§ YOUR GOAL:
Each line below that contains "chart" counts once; report the total and nothing more.

········

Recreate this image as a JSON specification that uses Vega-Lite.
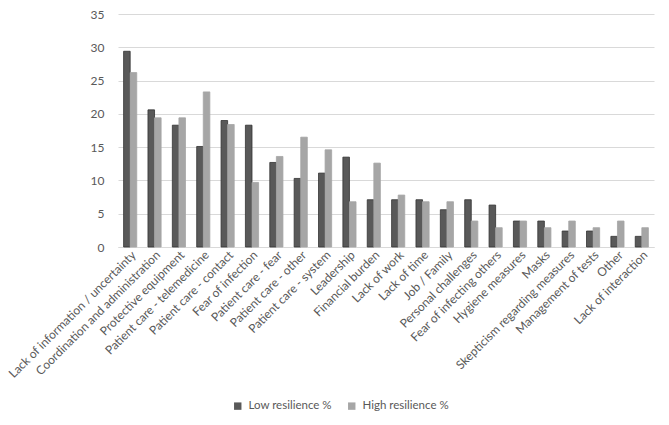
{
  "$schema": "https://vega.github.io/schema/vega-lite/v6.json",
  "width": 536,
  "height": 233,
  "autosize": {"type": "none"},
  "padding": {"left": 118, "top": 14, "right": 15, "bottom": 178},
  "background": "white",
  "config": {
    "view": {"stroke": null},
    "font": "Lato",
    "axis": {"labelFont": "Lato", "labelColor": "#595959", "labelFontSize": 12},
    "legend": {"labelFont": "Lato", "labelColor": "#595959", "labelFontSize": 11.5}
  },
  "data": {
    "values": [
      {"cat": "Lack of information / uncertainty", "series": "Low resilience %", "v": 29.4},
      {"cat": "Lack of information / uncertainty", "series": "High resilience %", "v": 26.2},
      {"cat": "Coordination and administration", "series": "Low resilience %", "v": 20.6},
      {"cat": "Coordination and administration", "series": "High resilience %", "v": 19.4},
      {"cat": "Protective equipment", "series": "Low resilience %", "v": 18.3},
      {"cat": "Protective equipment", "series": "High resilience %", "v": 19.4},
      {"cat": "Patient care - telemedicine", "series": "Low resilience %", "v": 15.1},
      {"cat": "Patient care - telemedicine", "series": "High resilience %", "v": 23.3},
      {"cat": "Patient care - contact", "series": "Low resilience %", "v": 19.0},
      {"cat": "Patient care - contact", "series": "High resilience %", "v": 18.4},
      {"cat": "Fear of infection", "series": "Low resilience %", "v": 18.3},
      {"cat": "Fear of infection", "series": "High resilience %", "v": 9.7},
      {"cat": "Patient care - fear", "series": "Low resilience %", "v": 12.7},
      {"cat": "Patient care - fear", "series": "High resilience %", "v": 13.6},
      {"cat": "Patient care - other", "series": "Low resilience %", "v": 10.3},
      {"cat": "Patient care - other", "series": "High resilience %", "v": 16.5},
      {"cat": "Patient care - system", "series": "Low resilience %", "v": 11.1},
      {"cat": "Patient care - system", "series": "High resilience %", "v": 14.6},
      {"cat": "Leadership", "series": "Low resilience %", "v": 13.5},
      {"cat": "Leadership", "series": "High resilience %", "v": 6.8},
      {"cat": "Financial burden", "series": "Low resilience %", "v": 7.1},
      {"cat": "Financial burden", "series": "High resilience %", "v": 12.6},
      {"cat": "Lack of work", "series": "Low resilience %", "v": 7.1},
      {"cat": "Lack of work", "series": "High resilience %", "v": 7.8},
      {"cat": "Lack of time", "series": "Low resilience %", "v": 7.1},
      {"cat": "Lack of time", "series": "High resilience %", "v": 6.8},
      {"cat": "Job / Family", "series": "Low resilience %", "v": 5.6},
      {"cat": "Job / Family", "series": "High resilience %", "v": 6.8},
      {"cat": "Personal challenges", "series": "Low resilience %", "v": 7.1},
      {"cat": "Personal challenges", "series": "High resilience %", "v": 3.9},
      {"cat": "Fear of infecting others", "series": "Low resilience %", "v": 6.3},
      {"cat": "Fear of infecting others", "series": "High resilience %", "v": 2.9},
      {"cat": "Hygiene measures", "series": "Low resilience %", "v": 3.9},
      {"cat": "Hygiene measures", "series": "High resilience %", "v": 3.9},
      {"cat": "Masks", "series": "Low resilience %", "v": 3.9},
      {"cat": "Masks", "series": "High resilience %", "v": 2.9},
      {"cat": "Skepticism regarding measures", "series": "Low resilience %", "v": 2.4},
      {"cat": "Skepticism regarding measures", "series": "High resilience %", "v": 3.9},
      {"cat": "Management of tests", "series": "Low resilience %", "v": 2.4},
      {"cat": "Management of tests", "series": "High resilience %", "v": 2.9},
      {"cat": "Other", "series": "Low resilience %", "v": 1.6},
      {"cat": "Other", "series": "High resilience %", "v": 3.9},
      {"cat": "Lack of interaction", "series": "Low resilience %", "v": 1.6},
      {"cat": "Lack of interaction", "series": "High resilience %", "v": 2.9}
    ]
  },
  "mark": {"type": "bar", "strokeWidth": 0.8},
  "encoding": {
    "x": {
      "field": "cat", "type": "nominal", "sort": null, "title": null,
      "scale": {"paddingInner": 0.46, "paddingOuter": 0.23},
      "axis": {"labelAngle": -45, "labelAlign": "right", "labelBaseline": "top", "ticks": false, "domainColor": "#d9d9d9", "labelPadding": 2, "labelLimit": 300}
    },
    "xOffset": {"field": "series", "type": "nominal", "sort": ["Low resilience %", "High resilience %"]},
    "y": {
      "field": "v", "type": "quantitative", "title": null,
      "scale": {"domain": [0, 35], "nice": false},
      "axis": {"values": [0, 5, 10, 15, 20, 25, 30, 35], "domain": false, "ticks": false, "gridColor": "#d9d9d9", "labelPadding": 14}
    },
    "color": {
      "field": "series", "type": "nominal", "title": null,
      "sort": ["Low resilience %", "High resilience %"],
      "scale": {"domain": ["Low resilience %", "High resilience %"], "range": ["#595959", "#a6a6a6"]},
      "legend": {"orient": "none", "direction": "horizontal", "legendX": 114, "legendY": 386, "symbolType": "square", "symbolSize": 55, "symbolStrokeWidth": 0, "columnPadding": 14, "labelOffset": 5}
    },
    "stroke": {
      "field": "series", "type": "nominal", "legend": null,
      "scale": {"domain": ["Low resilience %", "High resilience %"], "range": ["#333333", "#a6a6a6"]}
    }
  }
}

········

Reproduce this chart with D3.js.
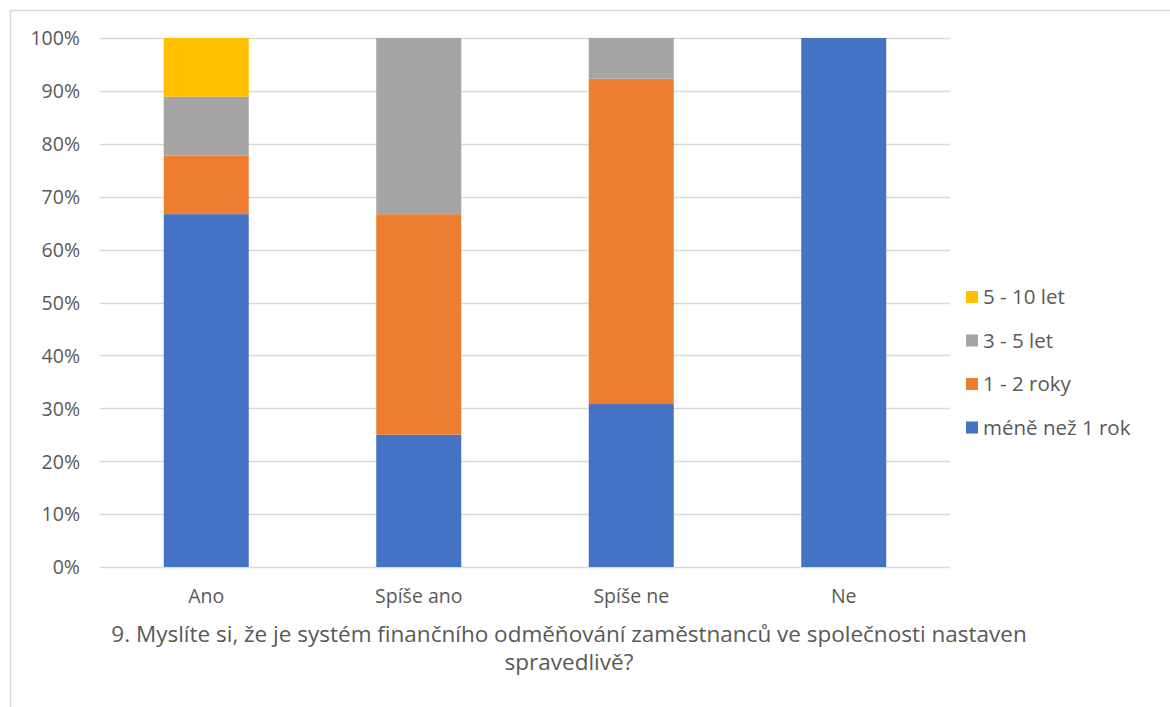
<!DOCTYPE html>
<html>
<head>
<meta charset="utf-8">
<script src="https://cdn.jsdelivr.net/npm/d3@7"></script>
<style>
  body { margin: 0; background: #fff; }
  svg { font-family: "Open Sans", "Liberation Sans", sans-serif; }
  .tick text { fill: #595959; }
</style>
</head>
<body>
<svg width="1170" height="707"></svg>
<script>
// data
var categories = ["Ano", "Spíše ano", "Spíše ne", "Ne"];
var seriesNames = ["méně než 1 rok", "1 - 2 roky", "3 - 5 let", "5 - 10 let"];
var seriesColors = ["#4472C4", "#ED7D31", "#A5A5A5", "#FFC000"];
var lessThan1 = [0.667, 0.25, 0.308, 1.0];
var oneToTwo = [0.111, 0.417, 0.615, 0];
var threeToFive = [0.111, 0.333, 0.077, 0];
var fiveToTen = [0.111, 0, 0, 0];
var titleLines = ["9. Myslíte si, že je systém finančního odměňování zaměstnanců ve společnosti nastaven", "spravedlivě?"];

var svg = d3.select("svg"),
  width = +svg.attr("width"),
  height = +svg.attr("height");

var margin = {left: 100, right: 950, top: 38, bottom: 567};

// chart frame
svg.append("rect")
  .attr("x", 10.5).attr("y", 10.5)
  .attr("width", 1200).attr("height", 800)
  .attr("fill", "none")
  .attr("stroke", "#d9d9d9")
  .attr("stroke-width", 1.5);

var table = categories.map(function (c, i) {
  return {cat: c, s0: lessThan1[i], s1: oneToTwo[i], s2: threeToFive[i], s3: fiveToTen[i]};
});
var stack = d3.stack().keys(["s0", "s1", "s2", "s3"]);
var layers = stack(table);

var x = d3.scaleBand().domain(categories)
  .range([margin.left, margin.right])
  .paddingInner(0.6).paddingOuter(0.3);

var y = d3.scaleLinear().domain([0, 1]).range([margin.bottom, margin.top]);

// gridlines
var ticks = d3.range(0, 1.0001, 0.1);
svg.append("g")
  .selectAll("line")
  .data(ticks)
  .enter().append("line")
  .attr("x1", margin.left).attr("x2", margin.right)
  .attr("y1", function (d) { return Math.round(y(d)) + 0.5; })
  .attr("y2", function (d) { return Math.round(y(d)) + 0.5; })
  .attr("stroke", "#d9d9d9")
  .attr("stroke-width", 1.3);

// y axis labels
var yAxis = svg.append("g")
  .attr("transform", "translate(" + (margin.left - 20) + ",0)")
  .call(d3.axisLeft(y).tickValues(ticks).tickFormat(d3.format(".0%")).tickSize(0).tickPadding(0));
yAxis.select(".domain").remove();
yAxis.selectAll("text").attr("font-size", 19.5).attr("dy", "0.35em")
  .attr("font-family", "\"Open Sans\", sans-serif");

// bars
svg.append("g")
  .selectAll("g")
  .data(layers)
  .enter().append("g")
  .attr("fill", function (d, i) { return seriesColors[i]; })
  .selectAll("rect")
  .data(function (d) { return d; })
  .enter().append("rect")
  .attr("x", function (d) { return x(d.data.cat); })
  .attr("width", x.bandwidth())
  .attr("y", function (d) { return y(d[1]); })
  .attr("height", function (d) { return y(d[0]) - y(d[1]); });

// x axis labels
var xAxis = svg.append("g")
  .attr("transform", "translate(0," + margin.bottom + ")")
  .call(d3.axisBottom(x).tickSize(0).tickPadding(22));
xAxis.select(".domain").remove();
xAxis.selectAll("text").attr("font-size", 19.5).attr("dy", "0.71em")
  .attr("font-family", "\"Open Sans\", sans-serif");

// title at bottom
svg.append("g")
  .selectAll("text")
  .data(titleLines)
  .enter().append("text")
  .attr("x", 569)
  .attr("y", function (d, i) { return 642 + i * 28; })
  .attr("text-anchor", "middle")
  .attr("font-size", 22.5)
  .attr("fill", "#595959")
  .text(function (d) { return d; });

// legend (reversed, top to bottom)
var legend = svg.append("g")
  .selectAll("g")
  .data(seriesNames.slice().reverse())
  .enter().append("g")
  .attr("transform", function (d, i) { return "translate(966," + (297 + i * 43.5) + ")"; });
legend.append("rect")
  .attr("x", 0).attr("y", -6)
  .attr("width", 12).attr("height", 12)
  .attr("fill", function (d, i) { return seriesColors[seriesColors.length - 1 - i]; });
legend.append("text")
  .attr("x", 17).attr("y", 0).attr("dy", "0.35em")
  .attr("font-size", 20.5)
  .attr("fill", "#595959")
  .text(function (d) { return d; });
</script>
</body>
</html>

········

§ REPLY TO THE TASK:
2